# EXERCISE GOAL
Output the material word for word. Leave each picture out.

# RECORDED INFORMATION
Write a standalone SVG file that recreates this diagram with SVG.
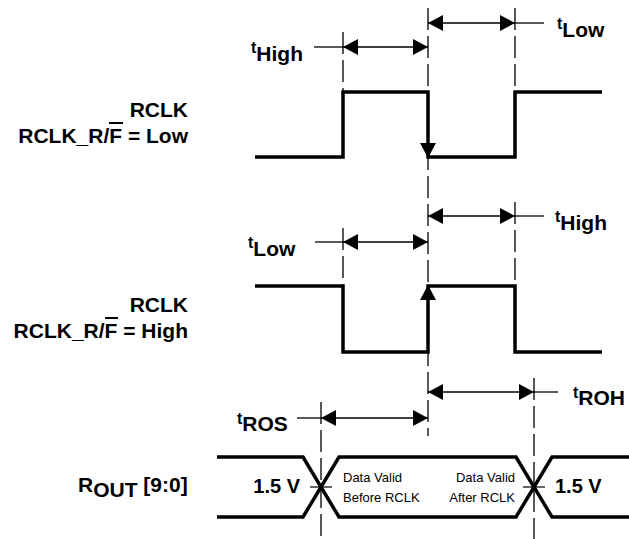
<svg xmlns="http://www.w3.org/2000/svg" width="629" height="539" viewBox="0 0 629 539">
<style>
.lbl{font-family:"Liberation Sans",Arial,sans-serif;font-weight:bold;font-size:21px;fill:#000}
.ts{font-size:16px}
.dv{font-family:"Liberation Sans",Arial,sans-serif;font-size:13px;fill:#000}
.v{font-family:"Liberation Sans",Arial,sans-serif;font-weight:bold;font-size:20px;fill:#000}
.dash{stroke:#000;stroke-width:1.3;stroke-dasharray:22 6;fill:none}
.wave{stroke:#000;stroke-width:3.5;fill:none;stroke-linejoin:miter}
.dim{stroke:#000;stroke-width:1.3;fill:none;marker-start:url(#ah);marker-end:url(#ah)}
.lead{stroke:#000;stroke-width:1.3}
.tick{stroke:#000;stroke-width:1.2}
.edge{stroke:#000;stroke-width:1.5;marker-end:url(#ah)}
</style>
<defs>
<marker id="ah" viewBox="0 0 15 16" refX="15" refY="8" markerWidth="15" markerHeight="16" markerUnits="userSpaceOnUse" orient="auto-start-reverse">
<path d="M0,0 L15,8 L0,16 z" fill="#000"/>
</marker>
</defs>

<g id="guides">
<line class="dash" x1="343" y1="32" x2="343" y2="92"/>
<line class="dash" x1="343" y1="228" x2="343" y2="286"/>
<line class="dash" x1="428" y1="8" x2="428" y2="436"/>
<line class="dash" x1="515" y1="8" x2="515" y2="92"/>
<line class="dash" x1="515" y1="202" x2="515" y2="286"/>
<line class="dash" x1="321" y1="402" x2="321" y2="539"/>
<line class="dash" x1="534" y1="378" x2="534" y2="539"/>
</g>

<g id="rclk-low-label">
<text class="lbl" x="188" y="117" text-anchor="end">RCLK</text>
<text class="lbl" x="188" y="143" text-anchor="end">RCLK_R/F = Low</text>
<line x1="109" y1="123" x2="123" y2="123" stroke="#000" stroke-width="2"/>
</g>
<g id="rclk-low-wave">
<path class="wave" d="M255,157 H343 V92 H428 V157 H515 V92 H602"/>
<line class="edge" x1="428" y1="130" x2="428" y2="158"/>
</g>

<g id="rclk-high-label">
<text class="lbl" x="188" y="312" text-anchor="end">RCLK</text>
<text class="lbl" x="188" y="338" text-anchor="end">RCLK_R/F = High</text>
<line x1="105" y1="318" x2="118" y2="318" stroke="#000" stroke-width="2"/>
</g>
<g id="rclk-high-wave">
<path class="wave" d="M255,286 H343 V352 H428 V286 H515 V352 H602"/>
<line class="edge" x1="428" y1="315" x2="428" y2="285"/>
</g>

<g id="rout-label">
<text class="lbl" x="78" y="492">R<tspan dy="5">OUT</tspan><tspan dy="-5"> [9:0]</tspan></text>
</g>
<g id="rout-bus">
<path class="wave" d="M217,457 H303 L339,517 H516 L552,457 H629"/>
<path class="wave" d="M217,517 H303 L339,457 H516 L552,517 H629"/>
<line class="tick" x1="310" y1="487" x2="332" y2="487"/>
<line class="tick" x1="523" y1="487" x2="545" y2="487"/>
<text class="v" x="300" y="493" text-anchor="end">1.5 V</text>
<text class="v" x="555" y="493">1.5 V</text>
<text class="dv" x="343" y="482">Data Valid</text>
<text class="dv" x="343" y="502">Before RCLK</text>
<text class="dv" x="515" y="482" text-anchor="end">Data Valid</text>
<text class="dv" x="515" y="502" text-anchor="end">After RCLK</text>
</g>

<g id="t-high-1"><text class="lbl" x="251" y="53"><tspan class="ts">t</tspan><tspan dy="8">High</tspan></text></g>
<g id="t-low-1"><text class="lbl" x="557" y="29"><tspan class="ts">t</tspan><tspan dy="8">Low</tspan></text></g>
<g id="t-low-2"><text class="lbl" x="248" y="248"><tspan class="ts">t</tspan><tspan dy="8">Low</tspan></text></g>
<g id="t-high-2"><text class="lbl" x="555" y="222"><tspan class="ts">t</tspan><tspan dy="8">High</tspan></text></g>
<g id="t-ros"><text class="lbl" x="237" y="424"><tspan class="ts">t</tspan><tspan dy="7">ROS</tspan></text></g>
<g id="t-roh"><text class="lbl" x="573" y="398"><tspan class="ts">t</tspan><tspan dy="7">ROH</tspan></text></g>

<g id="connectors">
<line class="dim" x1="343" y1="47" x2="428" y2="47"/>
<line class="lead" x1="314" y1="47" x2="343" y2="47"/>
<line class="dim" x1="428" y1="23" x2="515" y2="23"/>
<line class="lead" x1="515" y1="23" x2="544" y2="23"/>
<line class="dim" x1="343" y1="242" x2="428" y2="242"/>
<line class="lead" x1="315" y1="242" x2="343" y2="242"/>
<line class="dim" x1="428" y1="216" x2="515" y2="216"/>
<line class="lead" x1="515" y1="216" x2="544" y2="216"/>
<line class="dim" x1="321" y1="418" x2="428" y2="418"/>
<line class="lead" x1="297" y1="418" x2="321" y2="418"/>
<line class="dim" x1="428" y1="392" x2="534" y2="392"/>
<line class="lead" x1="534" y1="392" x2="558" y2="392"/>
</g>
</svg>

# TASK ANSWER
Write a standalone SVG file that recreates this diagram with SVG.
<svg xmlns="http://www.w3.org/2000/svg" width="629" height="539" viewBox="0 0 629 539">
<style>
.lbl{font-family:"Liberation Sans",Arial,sans-serif;font-weight:bold;font-size:21px;fill:#000}
.ts{font-size:16px}
.dv{font-family:"Liberation Sans",Arial,sans-serif;font-size:13px;fill:#000}
.v{font-family:"Liberation Sans",Arial,sans-serif;font-weight:bold;font-size:20px;fill:#000}
.dash{stroke:#000;stroke-width:1.3;stroke-dasharray:22 6;fill:none}
.wave{stroke:#000;stroke-width:3.5;fill:none;stroke-linejoin:miter}
.dim{stroke:#000;stroke-width:1.3;fill:none;marker-start:url(#ah);marker-end:url(#ah)}
.lead{stroke:#000;stroke-width:1.3}
.tick{stroke:#000;stroke-width:1.2}
.edge{stroke:#000;stroke-width:1.5;marker-end:url(#ah)}
</style>
<defs>
<marker id="ah" viewBox="0 0 15 16" refX="15" refY="8" markerWidth="15" markerHeight="16" markerUnits="userSpaceOnUse" orient="auto-start-reverse">
<path d="M0,0 L15,8 L0,16 z" fill="#000"/>
</marker>
</defs>

<g id="guides">
<line class="dash" x1="343" y1="32" x2="343" y2="92"/>
<line class="dash" x1="343" y1="228" x2="343" y2="286"/>
<line class="dash" x1="428" y1="8" x2="428" y2="436"/>
<line class="dash" x1="515" y1="8" x2="515" y2="92"/>
<line class="dash" x1="515" y1="202" x2="515" y2="286"/>
<line class="dash" x1="321" y1="402" x2="321" y2="539"/>
<line class="dash" x1="534" y1="378" x2="534" y2="539"/>
</g>

<g id="rclk-low-label">
<text class="lbl" x="188" y="117" text-anchor="end">RCLK</text>
<text class="lbl" x="188" y="143" text-anchor="end">RCLK_R/F = Low</text>
<line x1="109" y1="123" x2="123" y2="123" stroke="#000" stroke-width="2"/>
</g>
<g id="rclk-low-wave">
<path class="wave" d="M255,157 H343 V92 H428 V157 H515 V92 H602"/>
<line class="edge" x1="428" y1="130" x2="428" y2="158"/>
</g>

<g id="rclk-high-label">
<text class="lbl" x="188" y="312" text-anchor="end">RCLK</text>
<text class="lbl" x="188" y="338" text-anchor="end">RCLK_R/F = High</text>
<line x1="105" y1="318" x2="118" y2="318" stroke="#000" stroke-width="2"/>
</g>
<g id="rclk-high-wave">
<path class="wave" d="M255,286 H343 V352 H428 V286 H515 V352 H602"/>
<line class="edge" x1="428" y1="315" x2="428" y2="285"/>
</g>

<g id="rout-label">
<text class="lbl" x="78" y="492">R<tspan dy="5">OUT</tspan><tspan dy="-5"> [9:0]</tspan></text>
</g>
<g id="rout-bus">
<path class="wave" d="M217,457 H303 L339,517 H516 L552,457 H629"/>
<path class="wave" d="M217,517 H303 L339,457 H516 L552,517 H629"/>
<line class="tick" x1="310" y1="487" x2="332" y2="487"/>
<line class="tick" x1="523" y1="487" x2="545" y2="487"/>
<text class="v" x="300" y="493" text-anchor="end">1.5 V</text>
<text class="v" x="555" y="493">1.5 V</text>
<text class="dv" x="343" y="482">Data Valid</text>
<text class="dv" x="343" y="502">Before RCLK</text>
<text class="dv" x="515" y="482" text-anchor="end">Data Valid</text>
<text class="dv" x="515" y="502" text-anchor="end">After RCLK</text>
</g>

<g id="t-high-1"><text class="lbl" x="251" y="53"><tspan class="ts">t</tspan><tspan dy="8">High</tspan></text></g>
<g id="t-low-1"><text class="lbl" x="557" y="29"><tspan class="ts">t</tspan><tspan dy="8">Low</tspan></text></g>
<g id="t-low-2"><text class="lbl" x="248" y="248"><tspan class="ts">t</tspan><tspan dy="8">Low</tspan></text></g>
<g id="t-high-2"><text class="lbl" x="555" y="222"><tspan class="ts">t</tspan><tspan dy="8">High</tspan></text></g>
<g id="t-ros"><text class="lbl" x="237" y="424"><tspan class="ts">t</tspan><tspan dy="7">ROS</tspan></text></g>
<g id="t-roh"><text class="lbl" x="573" y="398"><tspan class="ts">t</tspan><tspan dy="7">ROH</tspan></text></g>

<g id="connectors">
<line class="dim" x1="343" y1="47" x2="428" y2="47"/>
<line class="lead" x1="314" y1="47" x2="343" y2="47"/>
<line class="dim" x1="428" y1="23" x2="515" y2="23"/>
<line class="lead" x1="515" y1="23" x2="544" y2="23"/>
<line class="dim" x1="343" y1="242" x2="428" y2="242"/>
<line class="lead" x1="315" y1="242" x2="343" y2="242"/>
<line class="dim" x1="428" y1="216" x2="515" y2="216"/>
<line class="lead" x1="515" y1="216" x2="544" y2="216"/>
<line class="dim" x1="321" y1="418" x2="428" y2="418"/>
<line class="lead" x1="297" y1="418" x2="321" y2="418"/>
<line class="dim" x1="428" y1="392" x2="534" y2="392"/>
<line class="lead" x1="534" y1="392" x2="558" y2="392"/>
</g>
</svg>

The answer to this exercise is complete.